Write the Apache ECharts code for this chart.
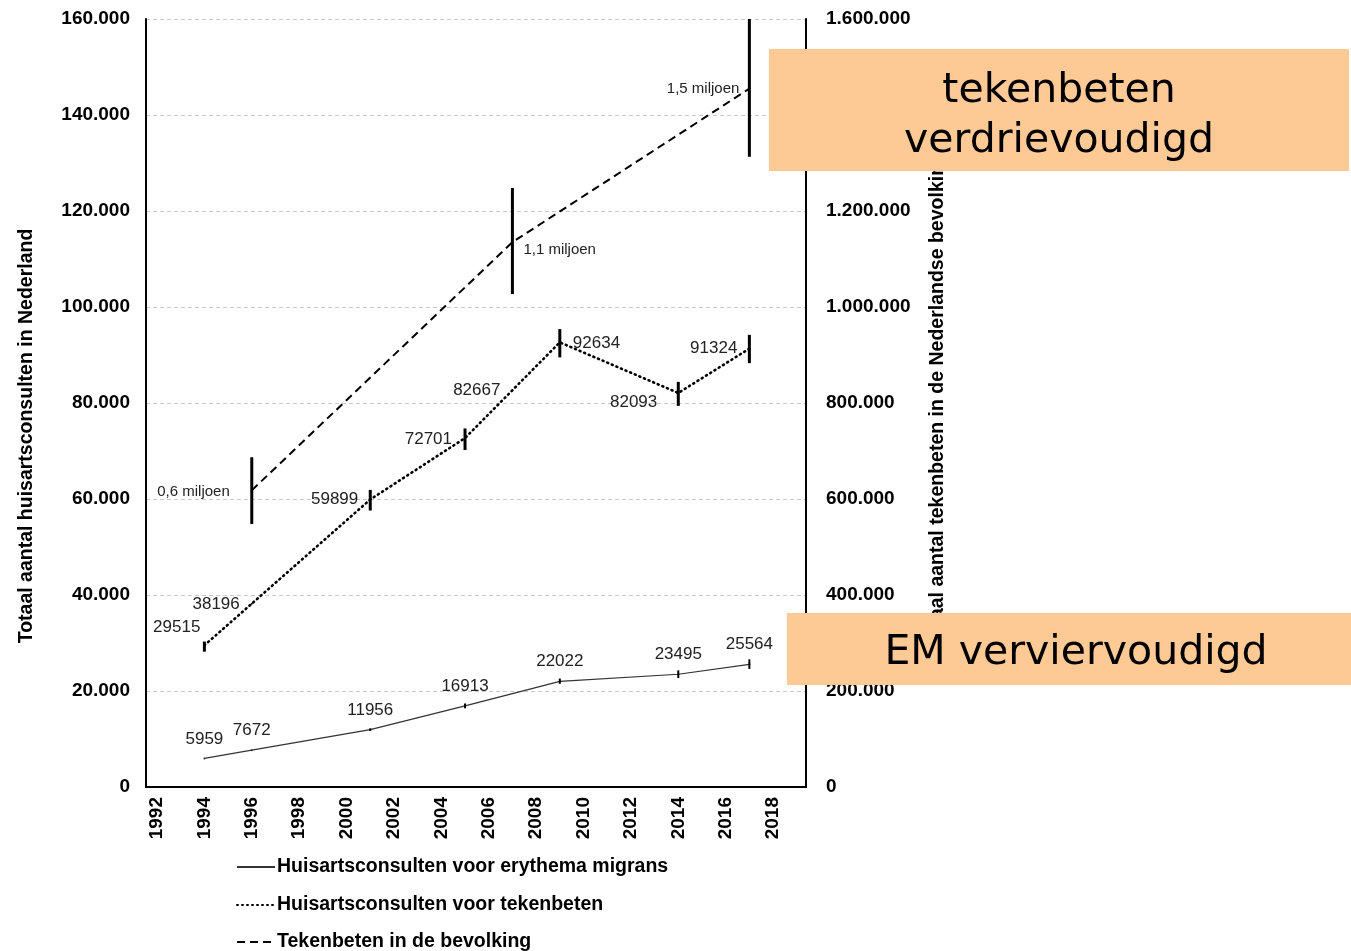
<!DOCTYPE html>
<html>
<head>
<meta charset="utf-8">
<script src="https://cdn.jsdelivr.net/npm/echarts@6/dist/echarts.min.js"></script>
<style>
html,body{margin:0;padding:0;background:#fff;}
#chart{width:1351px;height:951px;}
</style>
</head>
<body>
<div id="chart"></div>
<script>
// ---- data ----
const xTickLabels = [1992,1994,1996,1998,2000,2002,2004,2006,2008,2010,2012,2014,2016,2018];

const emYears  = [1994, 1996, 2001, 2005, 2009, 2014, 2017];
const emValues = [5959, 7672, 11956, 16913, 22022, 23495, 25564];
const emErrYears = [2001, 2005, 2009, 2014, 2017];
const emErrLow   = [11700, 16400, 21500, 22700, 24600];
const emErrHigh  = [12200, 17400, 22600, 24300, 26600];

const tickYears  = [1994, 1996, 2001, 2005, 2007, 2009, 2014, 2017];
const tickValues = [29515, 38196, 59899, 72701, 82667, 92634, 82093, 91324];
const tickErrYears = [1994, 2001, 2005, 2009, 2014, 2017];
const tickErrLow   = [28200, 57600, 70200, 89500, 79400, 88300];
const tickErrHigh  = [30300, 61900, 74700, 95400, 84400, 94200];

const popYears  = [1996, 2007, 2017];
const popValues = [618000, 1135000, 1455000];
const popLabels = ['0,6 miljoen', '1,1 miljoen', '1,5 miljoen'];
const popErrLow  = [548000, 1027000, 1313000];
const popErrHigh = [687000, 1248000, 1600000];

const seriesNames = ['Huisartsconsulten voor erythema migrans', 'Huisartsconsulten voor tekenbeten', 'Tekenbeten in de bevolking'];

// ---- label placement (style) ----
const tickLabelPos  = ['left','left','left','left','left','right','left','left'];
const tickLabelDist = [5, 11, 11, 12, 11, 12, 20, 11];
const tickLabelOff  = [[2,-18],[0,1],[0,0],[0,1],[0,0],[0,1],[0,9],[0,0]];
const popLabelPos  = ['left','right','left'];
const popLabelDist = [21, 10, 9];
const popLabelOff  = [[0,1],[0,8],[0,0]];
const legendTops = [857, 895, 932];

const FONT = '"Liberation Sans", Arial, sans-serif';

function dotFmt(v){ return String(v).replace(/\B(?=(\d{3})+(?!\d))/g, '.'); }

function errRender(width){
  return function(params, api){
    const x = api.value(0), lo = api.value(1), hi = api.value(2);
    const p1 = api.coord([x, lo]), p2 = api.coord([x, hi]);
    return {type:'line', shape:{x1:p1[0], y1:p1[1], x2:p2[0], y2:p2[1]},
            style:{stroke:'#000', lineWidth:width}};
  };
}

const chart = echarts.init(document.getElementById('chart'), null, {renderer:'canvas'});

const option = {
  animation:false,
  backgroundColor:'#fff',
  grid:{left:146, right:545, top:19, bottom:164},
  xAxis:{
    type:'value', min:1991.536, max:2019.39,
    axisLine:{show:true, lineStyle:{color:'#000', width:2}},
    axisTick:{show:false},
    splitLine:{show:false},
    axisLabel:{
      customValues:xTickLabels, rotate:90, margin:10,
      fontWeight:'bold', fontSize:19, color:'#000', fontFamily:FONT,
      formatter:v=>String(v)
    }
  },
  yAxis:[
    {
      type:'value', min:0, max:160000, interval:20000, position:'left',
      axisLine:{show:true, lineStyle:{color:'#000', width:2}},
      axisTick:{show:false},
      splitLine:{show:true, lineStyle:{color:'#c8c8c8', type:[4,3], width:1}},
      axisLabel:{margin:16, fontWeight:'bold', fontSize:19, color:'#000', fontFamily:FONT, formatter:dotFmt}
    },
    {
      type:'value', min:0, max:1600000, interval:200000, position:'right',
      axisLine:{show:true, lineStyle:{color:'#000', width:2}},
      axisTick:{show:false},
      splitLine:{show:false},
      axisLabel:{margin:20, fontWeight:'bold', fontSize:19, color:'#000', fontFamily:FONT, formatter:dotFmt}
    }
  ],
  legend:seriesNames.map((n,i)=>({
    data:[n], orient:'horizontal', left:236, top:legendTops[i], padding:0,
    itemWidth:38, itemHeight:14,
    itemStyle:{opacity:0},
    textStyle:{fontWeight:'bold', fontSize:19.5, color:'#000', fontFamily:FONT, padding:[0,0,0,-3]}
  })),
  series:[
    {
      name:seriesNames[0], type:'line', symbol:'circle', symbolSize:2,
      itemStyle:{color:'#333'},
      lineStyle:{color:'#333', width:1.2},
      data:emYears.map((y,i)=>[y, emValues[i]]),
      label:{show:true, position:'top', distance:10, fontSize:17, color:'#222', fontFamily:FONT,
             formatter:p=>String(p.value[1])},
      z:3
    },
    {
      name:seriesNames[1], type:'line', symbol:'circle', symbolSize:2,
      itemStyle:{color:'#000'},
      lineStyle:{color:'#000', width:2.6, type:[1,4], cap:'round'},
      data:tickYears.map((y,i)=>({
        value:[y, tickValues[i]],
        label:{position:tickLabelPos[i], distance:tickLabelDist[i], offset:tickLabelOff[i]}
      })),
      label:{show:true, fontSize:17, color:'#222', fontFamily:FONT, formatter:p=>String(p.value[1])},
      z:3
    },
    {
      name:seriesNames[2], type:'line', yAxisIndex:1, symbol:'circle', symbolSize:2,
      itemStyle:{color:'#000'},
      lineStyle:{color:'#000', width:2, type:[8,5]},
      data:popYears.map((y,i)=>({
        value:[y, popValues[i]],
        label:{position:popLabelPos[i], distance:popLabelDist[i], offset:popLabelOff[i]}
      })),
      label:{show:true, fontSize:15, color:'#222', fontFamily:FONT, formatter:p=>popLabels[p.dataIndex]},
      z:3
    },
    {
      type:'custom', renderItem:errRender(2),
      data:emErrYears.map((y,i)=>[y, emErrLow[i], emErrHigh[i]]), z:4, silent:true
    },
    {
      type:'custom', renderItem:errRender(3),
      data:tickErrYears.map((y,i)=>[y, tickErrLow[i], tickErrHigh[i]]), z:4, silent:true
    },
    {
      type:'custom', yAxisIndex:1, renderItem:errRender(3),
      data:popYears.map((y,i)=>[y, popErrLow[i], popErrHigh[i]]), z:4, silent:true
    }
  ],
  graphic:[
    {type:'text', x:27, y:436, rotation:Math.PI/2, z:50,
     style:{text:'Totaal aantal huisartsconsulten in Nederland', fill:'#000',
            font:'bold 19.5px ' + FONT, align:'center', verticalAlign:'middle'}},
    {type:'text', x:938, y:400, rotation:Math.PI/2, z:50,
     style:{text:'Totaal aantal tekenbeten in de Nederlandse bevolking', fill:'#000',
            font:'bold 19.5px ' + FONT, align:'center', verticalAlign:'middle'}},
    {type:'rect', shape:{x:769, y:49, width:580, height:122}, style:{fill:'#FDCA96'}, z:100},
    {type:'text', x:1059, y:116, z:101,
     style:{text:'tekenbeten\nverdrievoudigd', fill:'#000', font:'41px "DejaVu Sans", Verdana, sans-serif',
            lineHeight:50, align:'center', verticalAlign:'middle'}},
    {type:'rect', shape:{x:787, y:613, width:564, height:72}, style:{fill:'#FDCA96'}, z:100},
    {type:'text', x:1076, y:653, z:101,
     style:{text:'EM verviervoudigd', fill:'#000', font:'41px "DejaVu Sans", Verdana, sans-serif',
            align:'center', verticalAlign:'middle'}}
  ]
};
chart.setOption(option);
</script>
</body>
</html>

-=-=-

• [Written exercise]: Exactly restate the lines from the beginning of the data through the line with "const legendTops = [857, 895, 932];", and no others, keeping pictures out.

• [Problem solution]:
Write the Apache ECharts code for this chart.
<!DOCTYPE html>
<html>
<head>
<meta charset="utf-8">
<script src="https://cdn.jsdelivr.net/npm/echarts@6/dist/echarts.min.js"></script>
<style>
html,body{margin:0;padding:0;background:#fff;}
#chart{width:1351px;height:951px;}
</style>
</head>
<body>
<div id="chart"></div>
<script>
// ---- data ----
const xTickLabels = [1992,1994,1996,1998,2000,2002,2004,2006,2008,2010,2012,2014,2016,2018];

const emYears  = [1994, 1996, 2001, 2005, 2009, 2014, 2017];
const emValues = [5959, 7672, 11956, 16913, 22022, 23495, 25564];
const emErrYears = [2001, 2005, 2009, 2014, 2017];
const emErrLow   = [11700, 16400, 21500, 22700, 24600];
const emErrHigh  = [12200, 17400, 22600, 24300, 26600];

const tickYears  = [1994, 1996, 2001, 2005, 2007, 2009, 2014, 2017];
const tickValues = [29515, 38196, 59899, 72701, 82667, 92634, 82093, 91324];
const tickErrYears = [1994, 2001, 2005, 2009, 2014, 2017];
const tickErrLow   = [28200, 57600, 70200, 89500, 79400, 88300];
const tickErrHigh  = [30300, 61900, 74700, 95400, 84400, 94200];

const popYears  = [1996, 2007, 2017];
const popValues = [618000, 1135000, 1455000];
const popLabels = ['0,6 miljoen', '1,1 miljoen', '1,5 miljoen'];
const popErrLow  = [548000, 1027000, 1313000];
const popErrHigh = [687000, 1248000, 1600000];

const seriesNames = ['Huisartsconsulten voor erythema migrans', 'Huisartsconsulten voor tekenbeten', 'Tekenbeten in de bevolking'];

// ---- label placement (style) ----
const tickLabelPos  = ['left','left','left','left','left','right','left','left'];
const tickLabelDist = [5, 11, 11, 12, 11, 12, 20, 11];
const tickLabelOff  = [[2,-18],[0,1],[0,0],[0,1],[0,0],[0,1],[0,9],[0,0]];
const popLabelPos  = ['left','right','left'];
const popLabelDist = [21, 10, 9];
const popLabelOff  = [[0,1],[0,8],[0,0]];
const legendTops = [857, 895, 932];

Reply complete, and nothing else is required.